Когда медсестра увидела спину, то ей сразу стало понятно. На спине было много синяков и распухших шишек. Медсестра сразу сказала, что за это статья и она обязана доложить. Тогда я уже медсестру начал уговаривать, что не надо это делать, а спина завтра пройдет. Сержанты меня несколько дней гасили от занятий, и боли на спине в позвоночнике постепенно прошли. Я понял, что из-за раздутых синяков спина у меня и ломила. Позвоночник болел еще недели две, но это было не смертельно.
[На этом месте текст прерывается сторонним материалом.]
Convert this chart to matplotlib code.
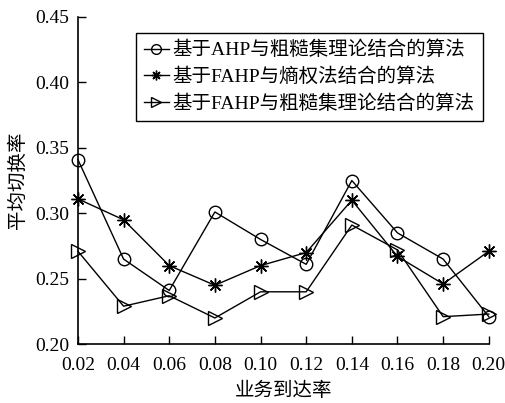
import matplotlib
matplotlib.use("Agg")
import matplotlib.pyplot as plt

plt.rcParams["font.family"] = ["Liberation Serif", "Noto Sans CJK SC", "DejaVu Sans"]

arrival_rate = [0.02, 0.04, 0.06, 0.08, 0.10, 0.12, 0.14, 0.16, 0.18, 0.20]
ahp_rough = [0.341, 0.265, 0.241, 0.301, 0.280, 0.261, 0.325, 0.285, 0.265, 0.221]
fahp_entropy = [0.311, 0.295, 0.260, 0.245, 0.260, 0.270, 0.310, 0.267, 0.246, 0.271]
fahp_rough = [0.271, 0.229, 0.237, 0.220, 0.240, 0.240, 0.291, 0.272, 0.221, 0.223]

labels = [
    "基于AHP与粗糙集理论结合的算法",
    "基于FAHP与熵权法结合的算法",
    "基于FAHP与粗糙集理论结合的算法",
]

fig = plt.figure(figsize=(5.06, 4.03), dpi=100)
ax = fig.add_axes([0.154, 0.146, 0.812, 0.812])

style = dict(color="black", linewidth=1.0, markerfacecolor="none", markeredgecolor="black",
             markeredgewidth=1.0, clip_on=False)
ax.plot(arrival_rate, ahp_rough, marker="o", markersize=9, label=labels[0], **style)
ax.plot(arrival_rate, fahp_entropy, marker=(8, 2, 0), markersize=10, label=labels[1], **style)
ax.plot(arrival_rate, fahp_rough, marker=">", markersize=10, label=labels[2], **style)

ax.set_xlim(0.02, 0.20)
ax.set_ylim(0.20, 0.45)
ax.set_xticks(arrival_rate)
ax.set_xticklabels([f"{v:.2f}" for v in arrival_rate])
ax.set_yticks([0.20, 0.25, 0.30, 0.35, 0.40, 0.45])
ax.set_yticklabels(["0.20", "0.25", "0.30", "0.35", "0.40", "0.45"])
ax.tick_params(direction="in", length=6, width=1, labelsize=14)
ax.tick_params(axis="x", pad=9)
ax.tick_params(axis="y", pad=6)
ax.spines["top"].set_visible(False)
ax.spines["right"].set_visible(False)
for s in ("left", "bottom"):
    ax.spines[s].set_linewidth(1.2)

ax.set_xlabel("业务到达率", fontsize=14, labelpad=6)
ax.set_ylabel("平均切换率", fontsize=14, labelpad=6)

leg = ax.legend(loc="upper right", bbox_to_anchor=(0.985, 0.951), fontsize=14,
                frameon=True, fancybox=False, edgecolor="black", framealpha=1,
                handlelength=1.3, handletextpad=0.2, labelspacing=0.42,
                borderpad=0.4, borderaxespad=0)
leg.get_frame().set_linewidth(1.0)
for h in leg.legend_handles:
    h.set_markersize(7)

fig.savefig("out.png", dpi=100)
На днях из госпиталя выписали двух курсантов из нашей роты, и привели их тоже раздетых, в драной форме. Кто из госпиталя ни возвращался, у всех все снимали и воровали. Наших больных курсантов стали отправлять в госпиталь только в плохой форме. Мне удосужилась честь поменяться формой на время пребывания курсанта в госпитале. Мою форму уже никто не снимет с него. Я целый месяц ходил в хорошей форме и уже не отличался от других. Но после того, когда вернулся из госпиталя уважаемый курсант, который показывал себя в роте с лучшей стороны, без формы, то ко мне как казалось стали относится лучше, уже понимая, что из госпиталя все приходят раздетыми. Мне удосужилось быть первым вернувшимся из госпиталя без формы, и других так уже как меня не били и не унижали. Сержанты и курсанты уже понимали, что из госпиталя в хорошей одежде не возвращаются, только за исключением некоторых.